The energy flow from the atmosphere to the ocean generates an aerodynamically rough ocean surface. If the energy flow is sufficiently strong, in some points of the surface, waves loose their stability and eventually break in the form of whitecaps of various scales. The turbulence associated with the breakers produce the aerosols in the form of jet and film drops from the bursting of air bubbles. The aerosol droplets transfer water vapour, heat, pollutants and bacteria through the air–water interface. They are easily transported by wind over large distances. In this way, marine aerosols influence the optical features of the atmosphere, which are of fundamental importance for the remote sensing of the surface and they play an important role in climate variations.

The amount of marine aerosols rising from the sea surface depends on the coverage of the sea by breaking waves or whitecaps, and the rate of intensity of breaking. Much of the uncertainty in sea aerosols production and gas transfer arises from weaknesses in the parameterization of wave breaking and related processes.

This book describes the mechanisms of wave breaking, based on the theoretical and experimental achievements published in literature as well as on the author's experience. Special attention is paid to selection of the wave breaking criteria, and to development of the wave breaking probability and estimation of the energy dissipation due to breaking.
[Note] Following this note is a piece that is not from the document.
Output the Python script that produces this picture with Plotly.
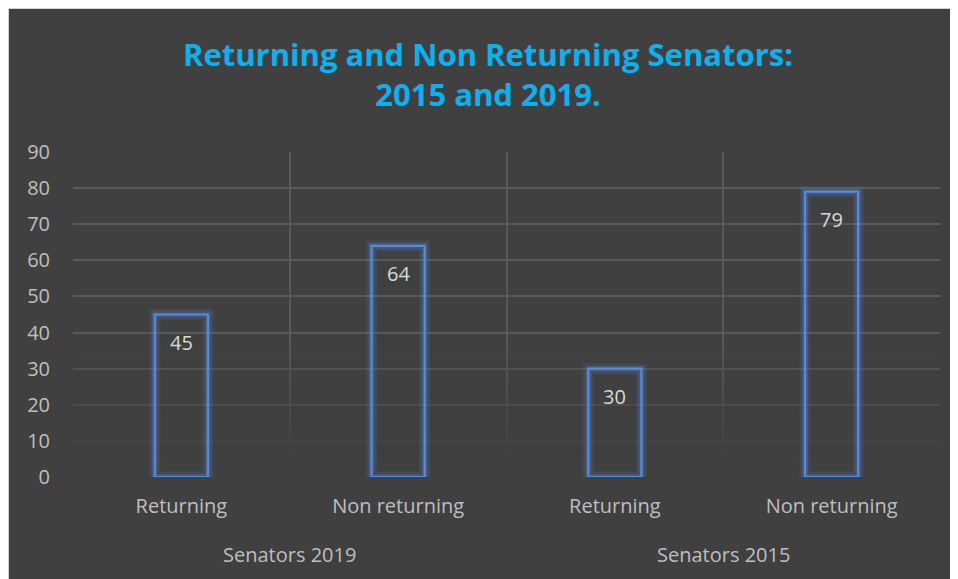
import plotly.graph_objects as go

groups = ["Senators 2019", "Senators 2019", "Senators 2015", "Senators 2015"]
categories = ["Returning", "Non returning", "Returning", "Non returning"]
values = [45, 64, 30, 79]
group_labels = ["Senators 2019", "Senators 2015"]
y_ticks = [0, 10, 20, 30, 40, 50, 60, 70, 80, 90]

BG = "#404040"
FONT = "Open Sans, Calibri, sans-serif"
xpos = list(range(len(categories)))
bar_w = 0.245
x_range = [-0.5, len(categories) - 0.5]

W, H = 950, 571
ML, MR, MT, MB = 65, 18, 144, 102
PW, PH = W - ML - MR, H - MT - MB

fig = go.Figure()

# glow
fig.add_trace(go.Bar(
    x=xpos, y=values, width=bar_w,
    marker=dict(color="rgba(0,0,0,0)", line=dict(color="rgba(80,130,210,0.16)", width=11)),
    hoverinfo="skip", showlegend=False))
fig.add_trace(go.Bar(
    x=xpos, y=values, width=bar_w,
    marker=dict(color="rgba(0,0,0,0)", line=dict(color="rgba(80,130,210,0.28)", width=6)),
    hoverinfo="skip", showlegend=False))
# main outline
fig.add_trace(go.Bar(
    x=xpos, y=values, width=bar_w,
    marker=dict(color="rgba(0,0,0,0)", line=dict(color="#5A8BD4", width=2.2)),
    showlegend=False))

for xi, v in zip(xpos, values):
    fig.add_annotation(x=xi, y=v, text=str(v), showarrow=False, yshift=-28,
                       font=dict(family=FONT, size=20, color="#D9D9D9"))

gx = [0.5, 2.5]
for gxi, gl in zip(gx, group_labels):
    fig.add_annotation(x=gxi, xref="x", y=-77 / PH, yref="paper", text=gl, showarrow=False,
                       yanchor="middle", font=dict(family=FONT, size=20, color="#BFBFBF"))

# gridlines fade toward the bottom (bands drawn between grid and bars)
fade_top = 40.0
steps = 16
for k in range(steps):
    y0 = fade_top * k / steps
    y1 = fade_top * (k + 1) / steps
    op = 1 - (y0 + y1) / 2 / fade_top
    fig.add_shape(type="rect", xref="x", yref="y", x0=x_range[0] - 0.01, x1=x_range[1] + 0.01,
                  y0=y0 - (0.5 if k == 0 else 0), y1=y1,
                  fillcolor=BG, opacity=min(1.0, op * 1.1), line=dict(width=0), layer="between")

# light frame around the chart area
fig.add_shape(type="rect", xref="paper", yref="paper",
              x0=-ML / PW, x1=(PW + MR + 5) / PW, y0=-(MB + 5) / PH, y1=(PH + MT) / PH,
              fillcolor="rgba(0,0,0,0)", line=dict(color="#D4D4D4", width=2), layer="below")

fig.update_layout(
    width=W, height=H,
    paper_bgcolor=BG, plot_bgcolor=BG,
    margin=dict(l=ML, r=MR, t=MT, b=MB),
    barmode="overlay",
    title=dict(text="Returning and Non Returning Senators:<br>2015 and 2019.",
               x=480 / W, xanchor="center", y=1 - 57.5 / H, yanchor="middle",
               font=dict(family=FONT, size=31, color="#0EB0EE", weight="bold")),
    xaxis=dict(range=x_range, tickvals=xpos, ticktext=categories, showgrid=False,
               zeroline=False, showline=False, ticks="", ticklabelstandoff=15,
               tickfont=dict(family=FONT, size=20, color="#BFBFBF"),
               minor=dict(tickvals=[-0.5, 0.5, 1.5, 2.5, 3.5], showgrid=True,
                          gridcolor="#5A5A5A", gridwidth=1.5, ticks="")),
    yaxis=dict(range=[0, 90], tickvals=y_ticks, showgrid=True, gridcolor="#5A5A5A", gridwidth=1.5,
               zeroline=False, showline=False, ticks="", ticklabelstandoff=22,
               tickfont=dict(family=FONT, size=20, color="#BFBFBF")),
)

fig.write_html("out.html")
Secondly, the book examines the relationships between wave breaking and marine aerosol fluxes and gas transfer from the sea surface. In general, an amount of marine aerosol rising from the sea surface depends on the coverage of the sea by breaking waves orwhitecaps, and on the rate of intensity of breaking. The wind speed, commonly used in prediction of the whitecaps coverage, is only one of the factors determining the wave energy and probability of the breaking occurrence. It is more appropriate to find the linkage between the percentage of sea surface covered by whitecaps and the sea state characteristics (i.e. the significant wave height and spectrum peak frequency) and the amount of energy dissipated during wave breaking and its relationship with the aerosol fluxes.